The artists Maja Bajevic, Joana Hadjithomas and Khalil Joreige, Charlotte Moth, and Vittorio Santoro are the nominees for the 2017 Prix Marcel Duchamp, France’s most important contemporary art prize.
The nominees were announced on February 2 by the selection committee of the French art prize—formed by 11 collectors from the Association for the International Diffusion of French Art (ADIAF)—during an event held at the auction house Artcurial, in Paris.




The work of the nominees will be seen as part of a group show at the Centre Pompidou opening on October 4, 2017.
Maja Bajevic was born in 1967 in Sarajevo and lives and works in Paris. Her work explores events in recent history—including the questions of collective identity, ideology, and sociology—through sculpture, installation, video and sound. She is represented by Galerie Michel Rein, Paris and Brussels; and Peter Kilchmann, Zurich.
Joana Hadjithomas & Khalil Joreige, L'album du président, (2011). Courtesy the artists and Gallery In Situ-Fabienne Leclerc, Paris.

Joana Hadjithomas and Khalil Joreige were born in 1969 in Beirut, and live and work between Paris and Beirut. Their moving image-based works are concerned with issues of violence and mourning, blurring the boundaries between the cinema and art worlds, and between documentary and fiction. They are represented by Galerie In Situ-Fabienne Leclerc, Paris; The Third Line, Dubai; and CRG Gallery, New York.

Charlotte Moth was born in 1978 in Carshalton, UK, and lives and works in Paris. She creates sculptural and architectural installations, often incorporating video and photography, concerned with the notions of memory and experience. She is represented by Galerie Marcelle Alix, Paris
Vittorio Santoro, view of the exhibition “Pulleys, I & The Supposed Half of a Day &…” at Galerie Thomas Bernard - Cortex Athletico, 2016, Paris Courtesy of the artist and Thomas Bernard - Cortex Athletico, Paris.

Vittorio Santoro was born in 1962 in Zurich and lives and works between Paris and Zurich.

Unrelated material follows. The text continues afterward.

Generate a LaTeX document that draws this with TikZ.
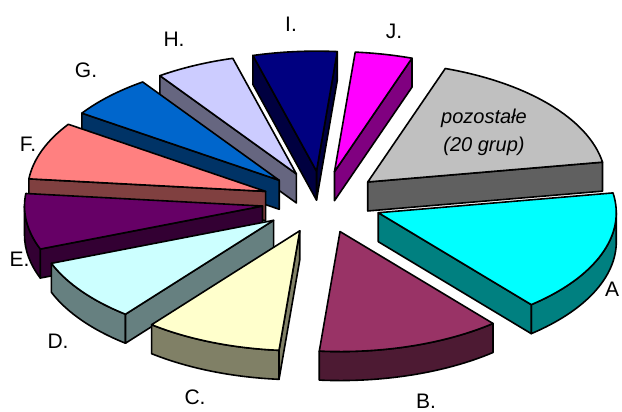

Fascinated with objects and the stories they tell, Santoro’s highly conceptual works can take the form of sculpture, sound, photography, and installation. He is represented by Galerie Thomas Bernard – Cortex Athletico in Paris; and Counter Space, Zurich.
This year’s winner will be announced at Centre Pompidou on October 16, 2017, during FIAC week, and will receive a €35,000 cash prize.

This year, the jury of the prize is formed by Bernard Blistène, director of the Centre Pompidou; Gilles Fuchs, president of the ADIAF; Carmen Gimenez, curator at the Solomon R. Guggenheim Museum in New York; Erika Hoffmann, founder of the Sammlung Hoffmann Collection in Berlin; Mao Jihong; collector and president of Exception of Mixmind and Fangsuo in Guangzhou; the curator Jérôme Sans; and Akemi Shiraha, representing the Marcel Duchamp Association for the prize.
The Prix Marcel Duchamp was established in 2000 by the ADIAF in partnership with the Centre Pompidou. It is awarded to a French artist or artist residing in France representative of his or her generation.

Previous winners include Thomas Hirschhorn, Dominique Gonzalez-Foerster, Tatiana Trouvé, Cyprien Gaillard, Latifa Echakhch, Julien Prévieux, and Kader Attia.